WORK REQUIRED:
Take the lines of the data below from the very first through the line containing "0.4, 0.7, 1.1];" and output them exactly, pictures excluded.

MATERIALS PROVIDED:
========================================================================

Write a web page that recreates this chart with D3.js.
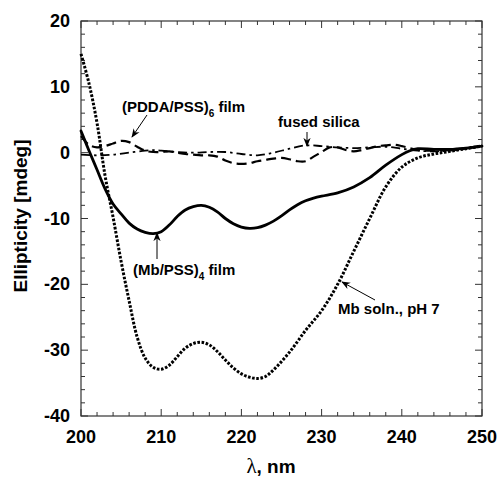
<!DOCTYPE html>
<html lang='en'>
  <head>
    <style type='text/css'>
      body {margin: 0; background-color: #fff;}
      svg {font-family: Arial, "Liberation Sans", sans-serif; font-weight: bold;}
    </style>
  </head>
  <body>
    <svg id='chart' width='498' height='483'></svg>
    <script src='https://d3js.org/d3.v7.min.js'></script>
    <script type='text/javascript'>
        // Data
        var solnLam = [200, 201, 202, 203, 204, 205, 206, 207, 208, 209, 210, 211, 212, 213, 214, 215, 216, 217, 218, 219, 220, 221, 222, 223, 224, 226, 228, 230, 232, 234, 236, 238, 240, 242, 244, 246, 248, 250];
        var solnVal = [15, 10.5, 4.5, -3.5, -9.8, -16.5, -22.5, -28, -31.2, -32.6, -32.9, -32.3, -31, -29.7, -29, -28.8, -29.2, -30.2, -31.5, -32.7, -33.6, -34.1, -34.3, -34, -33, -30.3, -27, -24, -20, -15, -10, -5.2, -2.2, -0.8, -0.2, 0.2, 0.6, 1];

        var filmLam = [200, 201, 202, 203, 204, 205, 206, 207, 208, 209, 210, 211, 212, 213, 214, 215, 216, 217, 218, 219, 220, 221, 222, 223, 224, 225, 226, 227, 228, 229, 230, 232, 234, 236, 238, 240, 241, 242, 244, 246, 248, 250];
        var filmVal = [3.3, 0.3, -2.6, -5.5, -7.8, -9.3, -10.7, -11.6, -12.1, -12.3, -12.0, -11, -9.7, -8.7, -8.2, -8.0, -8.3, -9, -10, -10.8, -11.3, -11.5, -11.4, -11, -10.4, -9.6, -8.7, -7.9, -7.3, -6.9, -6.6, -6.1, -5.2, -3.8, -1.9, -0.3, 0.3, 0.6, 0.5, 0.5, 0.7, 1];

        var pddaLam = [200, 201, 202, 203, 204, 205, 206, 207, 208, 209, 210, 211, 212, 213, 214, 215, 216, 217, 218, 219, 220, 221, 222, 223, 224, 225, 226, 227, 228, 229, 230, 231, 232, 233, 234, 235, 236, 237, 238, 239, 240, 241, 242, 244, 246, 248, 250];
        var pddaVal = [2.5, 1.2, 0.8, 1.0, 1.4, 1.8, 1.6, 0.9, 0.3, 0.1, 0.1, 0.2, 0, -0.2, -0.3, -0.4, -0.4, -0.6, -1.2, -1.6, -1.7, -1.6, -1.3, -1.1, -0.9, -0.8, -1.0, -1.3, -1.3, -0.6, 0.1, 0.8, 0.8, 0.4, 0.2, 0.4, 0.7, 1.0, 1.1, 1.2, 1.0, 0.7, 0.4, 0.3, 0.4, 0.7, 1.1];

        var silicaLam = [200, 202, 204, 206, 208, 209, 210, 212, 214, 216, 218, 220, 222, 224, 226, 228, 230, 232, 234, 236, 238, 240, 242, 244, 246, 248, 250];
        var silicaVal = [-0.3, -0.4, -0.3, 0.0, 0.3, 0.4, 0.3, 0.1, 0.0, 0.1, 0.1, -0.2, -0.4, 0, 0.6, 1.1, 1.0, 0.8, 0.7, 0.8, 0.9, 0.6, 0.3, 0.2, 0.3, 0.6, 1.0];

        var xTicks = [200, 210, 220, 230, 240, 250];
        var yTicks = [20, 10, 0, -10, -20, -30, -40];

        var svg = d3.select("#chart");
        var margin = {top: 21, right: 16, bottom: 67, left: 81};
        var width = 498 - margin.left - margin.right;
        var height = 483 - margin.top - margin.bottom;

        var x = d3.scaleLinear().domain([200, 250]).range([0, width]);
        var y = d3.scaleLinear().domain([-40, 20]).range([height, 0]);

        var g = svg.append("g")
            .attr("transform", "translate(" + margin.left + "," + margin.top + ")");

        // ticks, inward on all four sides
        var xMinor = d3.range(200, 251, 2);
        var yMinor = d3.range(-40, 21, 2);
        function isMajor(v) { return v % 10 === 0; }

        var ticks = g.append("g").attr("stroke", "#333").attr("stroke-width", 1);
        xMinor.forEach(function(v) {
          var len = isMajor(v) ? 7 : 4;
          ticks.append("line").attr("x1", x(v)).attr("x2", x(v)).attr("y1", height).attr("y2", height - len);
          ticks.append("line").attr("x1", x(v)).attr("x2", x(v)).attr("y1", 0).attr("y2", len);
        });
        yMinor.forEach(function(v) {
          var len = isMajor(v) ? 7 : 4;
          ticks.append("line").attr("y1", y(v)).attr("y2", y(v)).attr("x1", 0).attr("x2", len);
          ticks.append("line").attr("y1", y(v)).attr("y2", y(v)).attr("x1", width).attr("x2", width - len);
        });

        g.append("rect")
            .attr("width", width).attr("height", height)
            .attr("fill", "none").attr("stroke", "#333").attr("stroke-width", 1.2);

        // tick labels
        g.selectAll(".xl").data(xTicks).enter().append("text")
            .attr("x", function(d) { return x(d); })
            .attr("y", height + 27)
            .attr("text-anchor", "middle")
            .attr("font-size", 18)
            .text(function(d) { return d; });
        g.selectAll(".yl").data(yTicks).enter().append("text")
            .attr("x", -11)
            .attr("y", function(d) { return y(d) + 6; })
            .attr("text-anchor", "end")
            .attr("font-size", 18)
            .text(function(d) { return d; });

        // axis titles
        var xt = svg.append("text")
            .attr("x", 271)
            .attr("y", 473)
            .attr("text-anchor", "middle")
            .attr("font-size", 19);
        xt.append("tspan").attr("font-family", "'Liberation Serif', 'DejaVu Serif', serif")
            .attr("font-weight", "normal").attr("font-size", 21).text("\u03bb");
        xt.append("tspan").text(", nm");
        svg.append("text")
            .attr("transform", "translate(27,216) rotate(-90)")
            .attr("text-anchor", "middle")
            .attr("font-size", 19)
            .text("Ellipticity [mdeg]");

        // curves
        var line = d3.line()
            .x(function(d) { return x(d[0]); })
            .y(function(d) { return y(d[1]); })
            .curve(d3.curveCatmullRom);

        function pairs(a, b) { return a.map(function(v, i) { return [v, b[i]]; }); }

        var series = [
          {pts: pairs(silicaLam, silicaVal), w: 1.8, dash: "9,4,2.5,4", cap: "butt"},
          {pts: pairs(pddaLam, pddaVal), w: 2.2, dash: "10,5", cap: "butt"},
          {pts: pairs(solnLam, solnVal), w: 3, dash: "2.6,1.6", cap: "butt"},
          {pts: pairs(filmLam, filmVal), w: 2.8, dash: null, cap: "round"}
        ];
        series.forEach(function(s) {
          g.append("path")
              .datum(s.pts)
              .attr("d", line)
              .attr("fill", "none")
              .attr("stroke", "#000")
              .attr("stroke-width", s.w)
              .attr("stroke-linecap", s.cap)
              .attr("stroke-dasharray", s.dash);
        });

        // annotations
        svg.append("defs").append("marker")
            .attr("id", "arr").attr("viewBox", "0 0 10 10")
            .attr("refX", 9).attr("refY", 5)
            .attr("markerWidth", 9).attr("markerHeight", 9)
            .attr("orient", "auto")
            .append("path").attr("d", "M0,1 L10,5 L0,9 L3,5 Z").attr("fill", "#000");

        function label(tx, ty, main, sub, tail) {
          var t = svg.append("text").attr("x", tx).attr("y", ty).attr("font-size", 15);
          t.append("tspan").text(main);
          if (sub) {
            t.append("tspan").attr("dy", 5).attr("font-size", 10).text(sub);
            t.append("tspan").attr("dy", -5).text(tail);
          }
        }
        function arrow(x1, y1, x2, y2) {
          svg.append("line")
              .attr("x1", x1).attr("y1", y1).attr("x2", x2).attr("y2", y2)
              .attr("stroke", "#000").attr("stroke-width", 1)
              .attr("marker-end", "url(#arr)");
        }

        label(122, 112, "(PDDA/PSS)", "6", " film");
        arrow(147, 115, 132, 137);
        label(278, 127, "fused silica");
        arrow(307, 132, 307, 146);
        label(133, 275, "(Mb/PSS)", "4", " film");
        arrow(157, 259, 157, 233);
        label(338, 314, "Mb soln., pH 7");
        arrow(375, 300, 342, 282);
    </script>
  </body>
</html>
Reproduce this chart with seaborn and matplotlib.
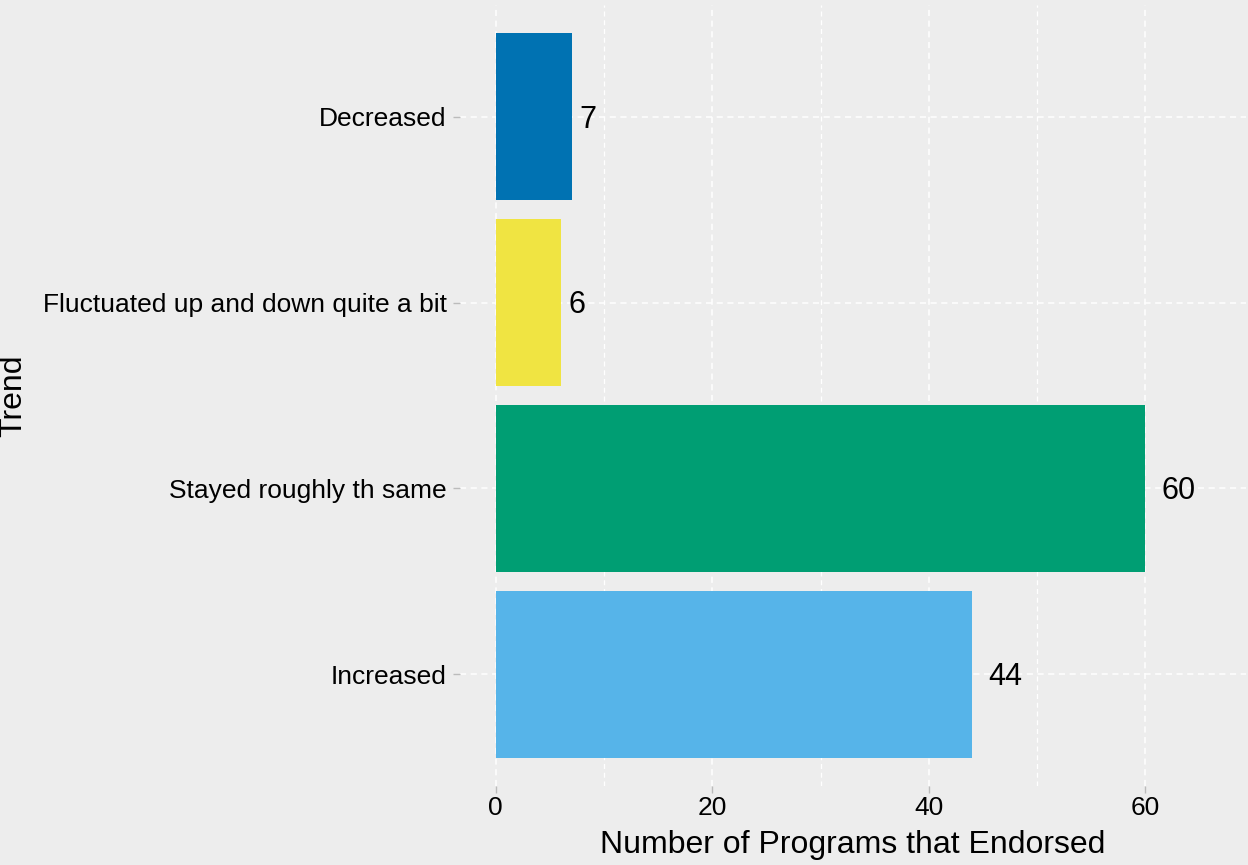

========================================================================

ANSWER TO THIS TASK:
Write a web page that recreates this chart with D3.js.
<!DOCTYPE html>
<html lang='en'>
  <head>
    <style type='text/css'>
      body {margin: 0; background-color: #fff;}
      svg {font-family: Arial, "Liberation Sans", sans-serif; font-weight: bold;}
    </style>
  </head>
  <body>
    <svg id='chart' width='498' height='483'></svg>
    <script src='https://d3js.org/d3.v7.min.js'></script>
    <script type='text/javascript'>
        // Data
        var solnLam = [200, 201, 202, 203, 204, 205, 206, 207, 208, 209, 210, 211, 212, 213, 214, 215, 216, 217, 218, 219, 220, 221, 222, 223, 224, 226, 228, 230, 232, 234, 236, 238, 240, 242, 244, 246, 248, 250];
        var solnVal = [15, 10.5, 4.5, -3.5, -9.8, -16.5, -22.5, -28, -31.2, -32.6, -32.9, -32.3, -31, -29.7, -29, -28.8, -29.2, -30.2, -31.5, -32.7, -33.6, -34.1, -34.3, -34, -33, -30.3, -27, -24, -20, -15, -10, -5.2, -2.2, -0.8, -0.2, 0.2, 0.6, 1];

        var filmLam = [200, 201, 202, 203, 204, 205, 206, 207, 208, 209, 210, 211, 212, 213, 214, 215, 216, 217, 218, 219, 220, 221, 222, 223, 224, 225, 226, 227, 228, 229, 230, 232, 234, 236, 238, 240, 241, 242, 244, 246, 248, 250];
        var filmVal = [3.3, 0.3, -2.6, -5.5, -7.8, -9.3, -10.7, -11.6, -12.1, -12.3, -12.0, -11, -9.7, -8.7, -8.2, -8.0, -8.3, -9, -10, -10.8, -11.3, -11.5, -11.4, -11, -10.4, -9.6, -8.7, -7.9, -7.3, -6.9, -6.6, -6.1, -5.2, -3.8, -1.9, -0.3, 0.3, 0.6, 0.5, 0.5, 0.7, 1];

        var pddaLam = [200, 201, 202, 203, 204, 205, 206, 207, 208, 209, 210, 211, 212, 213, 214, 215, 216, 217, 218, 219, 220, 221, 222, 223, 224, 225, 226, 227, 228, 229, 230, 231, 232, 233, 234, 235, 236, 237, 238, 239, 240, 241, 242, 244, 246, 248, 250];
        var pddaVal = [2.5, 1.2, 0.8, 1.0, 1.4, 1.8, 1.6, 0.9, 0.3, 0.1, 0.1, 0.2, 0, -0.2, -0.3, -0.4, -0.4, -0.6, -1.2, -1.6, -1.7, -1.6, -1.3, -1.1, -0.9, -0.8, -1.0, -1.3, -1.3, -0.6, 0.1, 0.8, 0.8, 0.4, 0.2, 0.4, 0.7, 1.0, 1.1, 1.2, 1.0, 0.7, 0.4, 0.3, 0.4, 0.7, 1.1];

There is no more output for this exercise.